I.
Me enseñaron a hablar con Dios desde niña. No un dios abstracto, sino uno con reglas claras, con prohibiciones específicas, con una lista de cosas que estaban bien y cosas que te aseguraban la condena. Un dios que te veía siempre. Que podía ser amoroso, pero solo si te portabas bien.
Crecí con la promesa de la vida eterna. Luego crecí un poco más y dejó de hacer sentido.
Me fui. Me perdí.
Pero la fe es un hilo que, aunque lo cortes, siempre deja una hebra suelta en alguna parte.
No quería regresar a ese dios que lo veía todo, pero tampoco quería resignarme a un mundo sin misterio. Así que busqué. Primero con el cuerpo: el yoga, aprender a respirar, entender que la fe también está en cómo habitas tu carne, en sostener una postura imposible hasta que deja de serlo. Luego con la mente: la meditación, pero más para calmar la ansiedad que para iluminar el espíritu.
II.
Después, el budismo.
No un dios, no una redención, sino una forma de ver el mundo que me obligaba a soltar. A dejar de aferrarme a lo que duele, a entender que el sufrimiento no se combate, se observa hasta que pierde su poder.
Pero no pude.
El budismo tiene una brutalidad silenciosa. No hay un dios que te consuele. No hay una historia que te abrace y te diga que todo va a estar bien. Hay un vacío.

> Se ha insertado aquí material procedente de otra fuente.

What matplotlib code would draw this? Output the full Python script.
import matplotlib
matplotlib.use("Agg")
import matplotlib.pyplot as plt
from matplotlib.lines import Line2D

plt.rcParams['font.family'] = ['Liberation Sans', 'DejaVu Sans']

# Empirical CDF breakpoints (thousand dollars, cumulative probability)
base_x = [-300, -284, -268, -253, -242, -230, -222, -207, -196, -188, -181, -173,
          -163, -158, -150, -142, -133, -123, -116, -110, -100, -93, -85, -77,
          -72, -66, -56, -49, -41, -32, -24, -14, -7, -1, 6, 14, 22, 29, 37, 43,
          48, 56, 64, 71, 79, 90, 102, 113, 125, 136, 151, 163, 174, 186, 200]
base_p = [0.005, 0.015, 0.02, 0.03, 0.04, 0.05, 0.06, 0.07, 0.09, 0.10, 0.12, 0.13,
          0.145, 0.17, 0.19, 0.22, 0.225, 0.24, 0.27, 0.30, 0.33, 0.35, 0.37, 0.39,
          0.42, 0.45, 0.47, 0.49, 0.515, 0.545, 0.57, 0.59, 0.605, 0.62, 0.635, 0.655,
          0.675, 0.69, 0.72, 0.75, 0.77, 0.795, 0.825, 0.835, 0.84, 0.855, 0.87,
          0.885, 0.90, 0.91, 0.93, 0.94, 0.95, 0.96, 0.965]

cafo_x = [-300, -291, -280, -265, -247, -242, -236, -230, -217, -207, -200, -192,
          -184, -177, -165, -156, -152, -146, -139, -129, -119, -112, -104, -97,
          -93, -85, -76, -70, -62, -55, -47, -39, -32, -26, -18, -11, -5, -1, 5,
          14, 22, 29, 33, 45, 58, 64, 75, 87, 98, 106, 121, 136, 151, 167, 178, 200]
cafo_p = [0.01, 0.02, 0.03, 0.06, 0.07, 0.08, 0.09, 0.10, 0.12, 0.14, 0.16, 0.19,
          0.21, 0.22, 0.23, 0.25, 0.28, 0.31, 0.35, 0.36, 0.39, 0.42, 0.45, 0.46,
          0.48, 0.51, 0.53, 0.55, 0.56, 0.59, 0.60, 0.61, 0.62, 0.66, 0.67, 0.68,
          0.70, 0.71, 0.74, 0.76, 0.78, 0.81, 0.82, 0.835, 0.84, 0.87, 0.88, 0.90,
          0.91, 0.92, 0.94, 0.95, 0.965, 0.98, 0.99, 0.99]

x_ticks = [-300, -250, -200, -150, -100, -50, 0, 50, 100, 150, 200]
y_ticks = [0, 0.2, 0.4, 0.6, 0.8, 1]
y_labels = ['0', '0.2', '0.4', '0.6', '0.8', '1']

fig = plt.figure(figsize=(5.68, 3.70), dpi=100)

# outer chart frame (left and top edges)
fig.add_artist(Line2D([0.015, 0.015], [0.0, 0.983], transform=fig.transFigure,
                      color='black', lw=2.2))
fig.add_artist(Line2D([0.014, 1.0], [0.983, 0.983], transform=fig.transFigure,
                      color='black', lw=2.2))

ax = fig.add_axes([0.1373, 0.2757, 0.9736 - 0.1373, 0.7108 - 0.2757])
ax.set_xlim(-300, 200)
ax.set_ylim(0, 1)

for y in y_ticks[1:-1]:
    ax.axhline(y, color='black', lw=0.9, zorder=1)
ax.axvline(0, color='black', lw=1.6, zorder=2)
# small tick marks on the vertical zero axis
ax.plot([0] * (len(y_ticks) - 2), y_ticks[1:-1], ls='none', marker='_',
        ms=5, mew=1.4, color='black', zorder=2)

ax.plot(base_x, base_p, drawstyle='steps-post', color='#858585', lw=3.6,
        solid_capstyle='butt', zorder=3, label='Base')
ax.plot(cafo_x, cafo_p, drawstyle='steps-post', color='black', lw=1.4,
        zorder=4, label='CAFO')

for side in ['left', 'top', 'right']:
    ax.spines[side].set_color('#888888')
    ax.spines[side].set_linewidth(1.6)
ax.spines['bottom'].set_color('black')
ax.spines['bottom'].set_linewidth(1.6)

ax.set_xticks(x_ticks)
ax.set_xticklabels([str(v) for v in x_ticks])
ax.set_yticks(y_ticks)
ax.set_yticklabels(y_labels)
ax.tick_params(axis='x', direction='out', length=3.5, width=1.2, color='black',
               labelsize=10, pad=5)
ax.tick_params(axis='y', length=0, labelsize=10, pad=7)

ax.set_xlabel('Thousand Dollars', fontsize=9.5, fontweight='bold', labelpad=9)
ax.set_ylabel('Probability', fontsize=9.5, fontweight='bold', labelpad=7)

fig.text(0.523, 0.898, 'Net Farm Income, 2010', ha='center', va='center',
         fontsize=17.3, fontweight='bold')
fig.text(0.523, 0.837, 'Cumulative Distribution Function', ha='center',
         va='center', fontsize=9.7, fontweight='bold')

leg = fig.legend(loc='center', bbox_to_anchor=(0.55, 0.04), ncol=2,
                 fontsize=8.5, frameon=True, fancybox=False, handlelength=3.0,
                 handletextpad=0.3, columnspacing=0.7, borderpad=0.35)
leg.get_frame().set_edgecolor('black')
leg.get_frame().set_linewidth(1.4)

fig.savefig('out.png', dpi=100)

Y hay que aprender a estar en él sin llenarlo de excusas.
Tal vez no estoy lista para eso.
Porque aunque ya no crea en ese dios, sigue habitando la estructura de mis preguntas, el molde en el que encajan mis dudas.
III.
Nos alejamos de la religión, pero no de la necesidad de sentido. Lo buscamos en la astrología, en los hilos rojos, en el algoritmo de instagram que nos dice que si ves esta señal es porque el universo te está hablando. No queremos un dios, pero sí una certeza.
Y yo tampoco tengo respuestas. Solo preguntas.
¿Cómo creer sin obedecer? ¿Cómo construir una fe que no sea otra forma de delegar la responsabilidad de entender el mundo? ¿Cómo sostenerse sin recurrir a la mentira piadosa de que todo pasa por algo?
Pero lo más importante, ¿cómo sigues de pie cuando el mundo es un incendio y la desesperanza es lo único que arde bien?
Cuando la guerra es rutina, cuando la violencia no se detiene, cuando el horror nos agota hasta la indiferencia, ¿cómo encuentras esperanza en dónde solo hay oscuridad?
Tal vez la fe no sea certeza, sino reconciliación.
Tal vez antes de soltar, hay que aprender a sostener lo que duele sin miedo a mirarlo de frente.
Tal vez no necesito volver a Dios. Solo aprender a hablarle de otra forma.
O aprender a construir la esperanza con las manos vacías, sin promesas de nadie, sin cuentos de redención.
Porque si no hay un dios al que hablarle, ¿con quién hacemos las paces? ¿O es que estamos condenados a guerrear con nosotros mismos?